# Aim:
Set the listing down again in full, word for word, with the pictures left out.
>>>
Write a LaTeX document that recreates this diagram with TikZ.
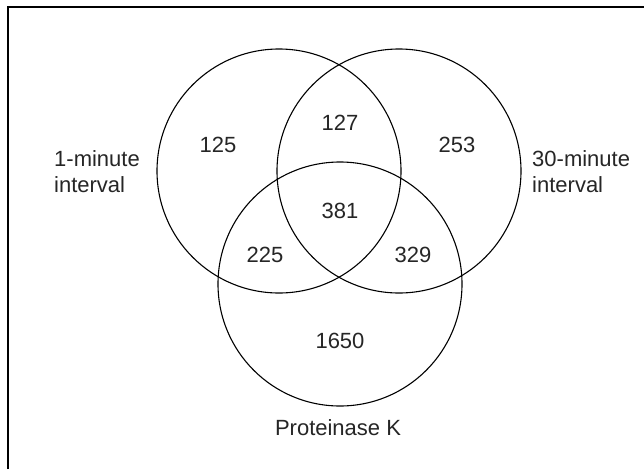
\documentclass[tikz,border=0pt]{standalone}
\usepackage{fontspec}
\setmainfont{Liberation Sans}
\begin{document}
\begin{tikzpicture}[x=1pt,y=-1pt,
  ring/.style={draw=black,line width=1.1pt},
  lbl/.style={font=\fontsize{22}{26}\selectfont,text=black!85,inner sep=0pt},
  side/.style={lbl,align=left,anchor=west}]
\useasboundingbox (0,0) rectangle (644,469);
\fill[white] (0,0) rectangle (644,469);
\draw[line width=1.4pt] (8,469) -- (8,7) -- (644,7);
\draw[ring] (279,171) circle (122);
\draw[ring] (399,171) circle (122);
\draw[ring] (340,284) circle (122);
\node[lbl] (a) at (218,145) {125};
\node[lbl] (ab) at (340,123) {127};
\node[lbl] (b) at (457,145) {253};
\node[lbl] (abc) at (340,211) {381};
\node[lbl] (ac) at (265,255) {225};
\node[lbl] (bc) at (413,255) {329};
\node[lbl] (c) at (340,341) {1650};
\node[lbl] (lc) at (338,428) {Proteinase K};
\node[side] (la) at (54,172) {1-minute\\interval};
\node[side] (lb) at (532,172) {30-minute\\interval};
\end{tikzpicture}
\end{document}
<<<
# Output:
Write a LaTeX document that recreates this diagram with TikZ.
\documentclass[tikz,border=0pt]{standalone}
\usepackage{fontspec}
\setmainfont{Liberation Sans}
\begin{document}
\begin{tikzpicture}[x=1pt,y=-1pt,
  ring/.style={draw=black,line width=1.1pt},
  lbl/.style={font=\fontsize{22}{26}\selectfont,text=black!85,inner sep=0pt},
  side/.style={lbl,align=left,anchor=west}]
\useasboundingbox (0,0) rectangle (644,469);
\fill[white] (0,0) rectangle (644,469);
\draw[line width=1.4pt] (8,469) -- (8,7) -- (644,7);
\draw[ring] (279,171) circle (122);
\draw[ring] (399,171) circle (122);
\draw[ring] (340,284) circle (122);
\node[lbl] (a) at (218,145) {125};
\node[lbl] (ab) at (340,123) {127};
\node[lbl] (b) at (457,145) {253};
\node[lbl] (abc) at (340,211) {381};
\node[lbl] (ac) at (265,255) {225};
\node[lbl] (bc) at (413,255) {329};
\node[lbl] (c) at (340,341) {1650};
\node[lbl] (lc) at (338,428) {Proteinase K};
\node[side] (la) at (54,172) {1-minute\\interval};
\node[side] (lb) at (532,172) {30-minute\\interval};
\end{tikzpicture}
\end{document}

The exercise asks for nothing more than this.